Cocoa prices are struggling to find firm footing after one of the most dramatic collapses in the commodity’s modern history, with the benchmark hovering near $2,900 per tonne as of early March 2026, a level that represents a fall of roughly 70% from the historic highs above $12,000 touched in 2024.
Prices retreated to around $2,900 per tonne this week after a brief technical rebound lifted them above $3,000 on March 2. The underlying market tone remains weak, with favorable weather conditions across West Africa underpinning stronger production prospects, while South America, particularly Ecuador, is steadily expanding its share of global output.
Hedgepoint Global Markets forecasts a global cocoa surplus of 365,000 tonnes for the 2025/26 season, while world production for 2024/25 has been revised upward to 4.728 million tonnes, 8.4% above the 4.362 million tonnes recorded in 2023/24. On the demand side, slower global consumption is fuelling inventory buildups worldwide, capping the scope for a sustained price recovery in the near term.
The price collapse has had direct consequences for Ghana’s cocoa farmers.
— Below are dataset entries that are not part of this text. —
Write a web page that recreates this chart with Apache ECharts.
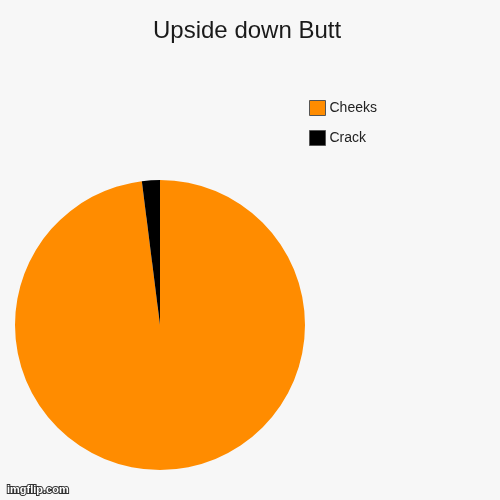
<!DOCTYPE html>
<html><head><meta charset="utf-8">
<script src="https://cdn.jsdelivr.net/npm/echarts@6/dist/echarts.min.js"></script>
<style>html,body{margin:0;padding:0;background:#f7f7f7}#c{width:500px;height:500px}</style>
</head><body><div id="c"></div>
<script>
const title = "Upside down Butt";
const categories = ["Cheeks", "Crack"];
const values = [98, 2];
const colors = ["#ff8c00", "#000000"];

const chart = echarts.init(document.getElementById('c'), null, {renderer: 'canvas'});
chart.setOption({
  backgroundColor: '#f7f7f7',
  animation: false,
  title: {
    text: title, left: 148, top: 14,
    textStyle: {fontFamily: 'Liberation Sans, Arial, sans-serif', fontSize: 24, fontWeight: 'normal', color: '#1a1a1a'}
  },
  legend: {
    orient: 'vertical', left: 309, top: 100, padding: 0,
    itemWidth: 16, itemHeight: 15, itemGap: 14,
    icon: 'rect',
    itemStyle: {borderColor: '#555', borderWidth: 1},
    textStyle: {fontFamily: 'Liberation Sans, Arial, sans-serif', fontSize: 14, color: '#222', padding: [0,0,0,-1]},
    data: categories
  },
  graphic: [{
    type: 'text', left: 6, top: 483,
    style: {text: 'imgflip.com', fill: '#fff', stroke: '#333', lineWidth: 2, font: 'bold 11px Liberation Sans, Arial, sans-serif'}
  }],
  series: [{
    type: 'pie',
    center: [160, 325],
    radius: [0, 145],
    startAngle: 90,
    clockwise: true,
    label: {show: false},
    labelLine: {show: false},
    emphasis: {disabled: true},
    itemStyle: {borderWidth: 0},
    data: categories.map((n, i) => ({name: n, value: values[i], itemStyle: {color: colors[i]}}))
  }]
});
</script></body></html>
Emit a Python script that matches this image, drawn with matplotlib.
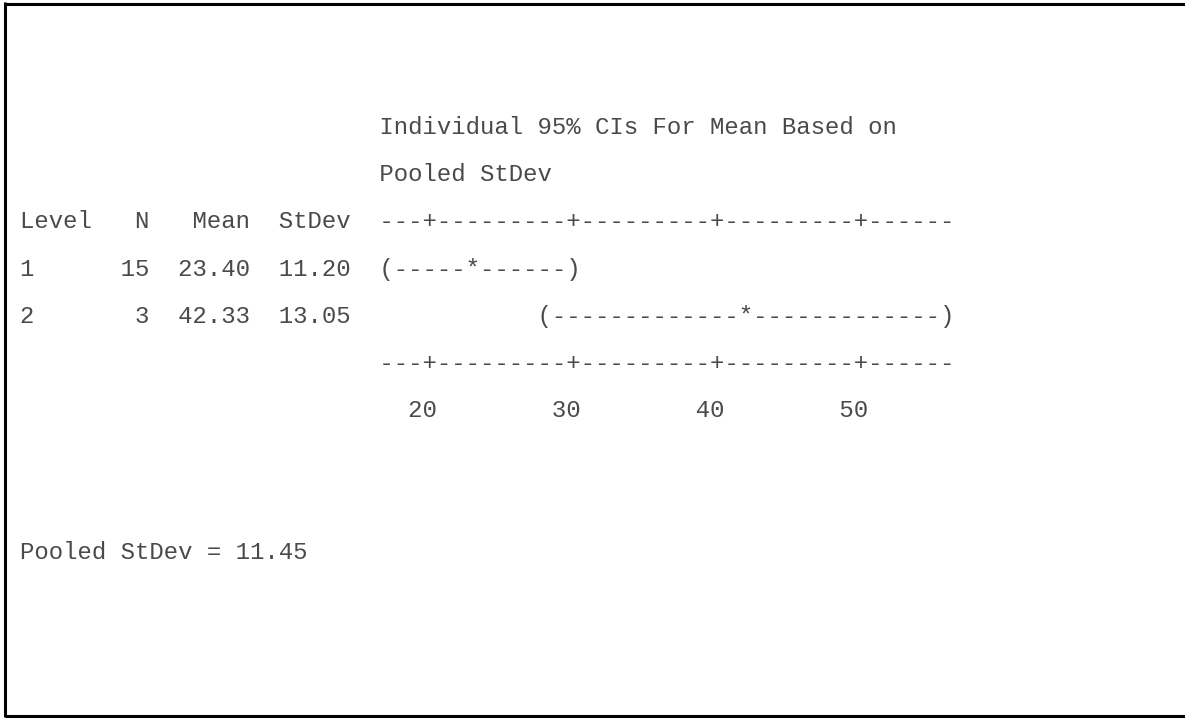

A significant market disconnect emerged earlier in the year when official farmgate prices remained elevated while international prices were falling sharply, leading to a decline in global demand and a concerning buildup of unsold stocks in West African warehouses. Ghana Cocoa Board (COCOBOD) disclosed that international buyers had increasingly turned away from Ghana’s cocoa due to higher prices relative to beans from competing origins, leaving approximately 50,000 metric tonnes of unsold cocoa sitting at Ghanaian ports.
The pressure eventually compelled Ghana to reduce its farmgate price to align with global realities. Ivory Coast followed weeks later, launching a strategic operation on January 29, 2026, to buy back thousands of tonnes of unsold cocoa sitting in warehouses and at ports since November 2025.
Despite the current weakness, longer-term structural forecasts remain cautiously elevated. ING projects London cocoa will average around £3,400 per tonne in 2026, while J.P. Morgan maintains a medium-term view of around $6,000 per tonne, citing ongoing multi-season supply constraints and gradual West African recovery. Rabobank expects inventories to rebuild rather than tighten again in the near term, suggesting prices will trend downward from recent peaks but are unlikely to return to pre-2023 historical levels.
For consumers, the disconnect between futures markets and retail shelves remains visible, with US chocolate prices still up 14% in early 2026 compared to the same period in 2025, reflecting the stickiness of cost adjustments made by manufacturers during the peak price cycle. For Ghana’s farmers, however, the more immediate concern is whether the international recovery, whenever it comes, will be strong enough to translate into a higher farmgate price before the next main crop season.